There’s a good reason Jimmy Buffett was the face of the 2011 New Orleans Jazz & Heritage Festival – its poster, especially. And it had nothing to do with him being one of its headlining performers alongside Willie Nelson, Robert Plant and Bon Jovi.
Garland Robinette painted a grinning, golden-haired, mustached Buffett into that Crescent City canvas because of its central place in the singer-songwriter’s origin story. As Buffett put it in his 1998 biography, A Pirate Looks at Fifty, “The time I spent working and living in the French Quarter in 1967 changed my entire life.” Pages of that freewheeling book are devoted to those days in New Orleans – being “a hippie and a musician,” busking for spare change on street corners, smoking dope and losing his virginity, learning about life and creating “a façade of irreverence toward death.”

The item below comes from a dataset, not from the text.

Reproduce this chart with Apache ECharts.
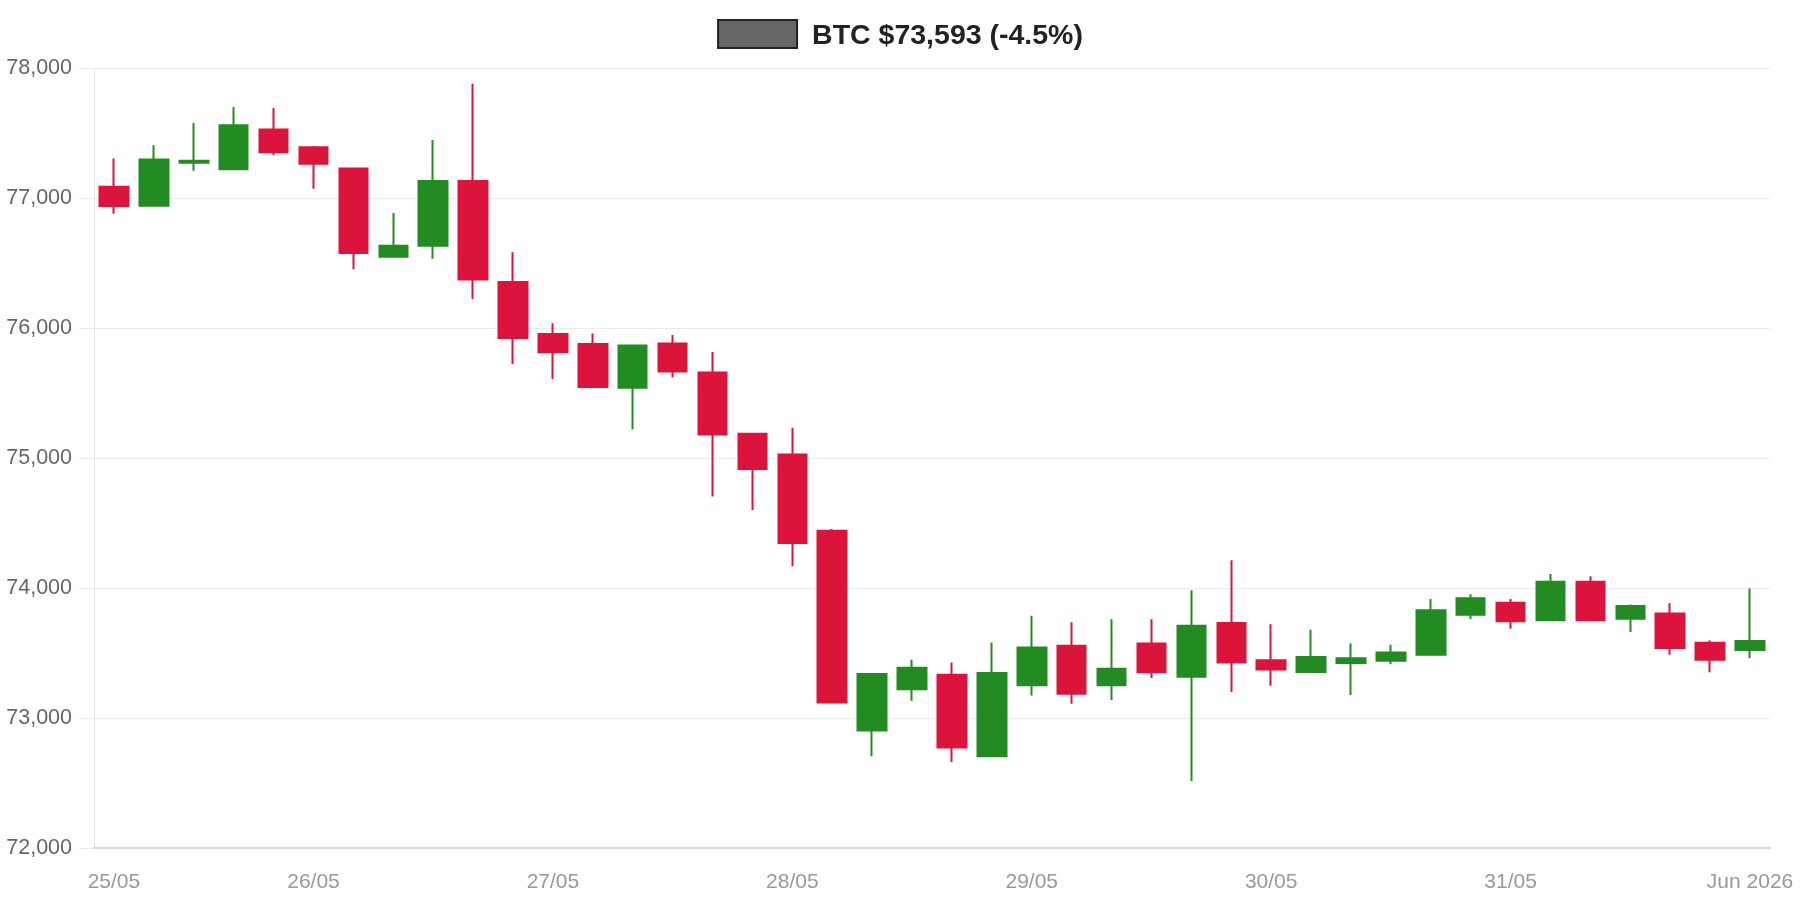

Bud Brimberg – who, in 1975, produced Jazz Fest’s first numbered, limited edition silk-screen poster – commissioned Robinette to paint the 2011 poster. And for Robinette, a gifted painter and beloved Crescent City media personality, it just made simple sense to put Buffett back on one of those Quarter corners playing for tips, a “Will Work 4 Gumbo” sign leaning against his guitar case. A figure lurks in the background, walking past and glancing back – 2011 Jimmy checking in on his younger self.
“There was a specific corner where he was a street musician,” the 80-year-old Robinette says. He used as his inspiration a 1970s photo of Buffett Life magazine repurposed for its special issue honoring the “Margaritaville” singer-songwriter upon his death on Sept. 1 from Merkel Cell Skin Cancer. “I read a lot about him preparing for the portrait – even talked to him on the phone a couple of times, trying to get the flavor. He was great. And in the end, he said, ‘Do what you want to do.’”
Robinette’s finished work, Busking Out: Becoming Jimmy Buffet, was a smash hit; today, prints still sell for big money.
For the first time – and for an extraordinary reason – Robinette’s painting will be auctioned as a centerpiece of Heritage’s Music Memorabilia & Concert Posters Signature Auction taking place November 18-20. With Robinette’s blessings, the work has been consigned by Adele and Mark Foster, who bought the piece from Robinette. “We absolutely love the painting,” says Adele, a longtime history teacher in New Orleans.
Adele didn’t know Robinette when she bought the Buffett painting. Still, she certainly knew of him: He’d been a presence on New Orleans TV and radio for decades, and she occasionally called into his WWL-AM radio show to discuss their shared interest in Louisiana’s coastal erosion. During Robinette’s tenure on WWL, he also garnered a national audience when Hurricane Katrina smashed into the Louisiana coast on Aug. 29, 2005. As the Columbia Journalism Review would later write, “The night of the storm, he stayed on the air even as the windows in WWL’s downtown broadcast studio blew out. In the days and weeks that followed, he would sometimes broadcast twelve hours straight or more, working from a studio the size of a broom closet at WWL’s makeshift studio in Baton Rouge.”
Coincidentally, Foster managed a thrift store – proceeds from which funded the St. Francis Animal Sanctuary – next door to the art studio out of which Robinette had worked. She noticed the painting for sale and purchased it – because she adored Robinette, and her husband Mark is a big Buffett fan.
The painting was celebrated upon its debut as Jazz Fest’s poster in 2011. Longtime Times-Picayune arts writer Doug McCash noted that, as always, some folks were unhappy it wasn’t New Orleans-y enough (“It frustrates … those who crave a poster as hot-blooded as the music and city it represents”). But he hailed Robinette’s depiction of Buffett as “quietly compelling,” and noted that he captured “Buffett’s sunny persona perfectly with what seems to be a beam of celestial light piercing the steamy south Louisiana sky.”
Wrote McCash, “Robinette’s somber handling of the balconied Creole townhouse in the background is a nice contrast with the cascade of buoyant colors in Buffett’s Hawaiian shirt and the scarlet parrot fluttering in the distance.”
Robinette says painting Buffett’s portrait was no easy thing. At the time, he, too, was combatting a deadly autoimmune disorder likely caused by his exposure to Agent Orange during his service in Vietnam.
“I painted Buffett’s portrait while I was sick in bed every night,” he says, “I got up, painted, went to bed, got up, painted, went to bed. The pain was excruciating. But it was all worth it, especially now. You do a painting and hope somebody who enjoys it will get it. And then to find out that the painting may mean more than it had before because of a life-threatening situation is pretty extraordinary. For me, art has been miracle after miracle after miracle. It’s absolutely amazing.”
Excerpts from Buddy Iahn's article for Music Universe, October 26, 2023.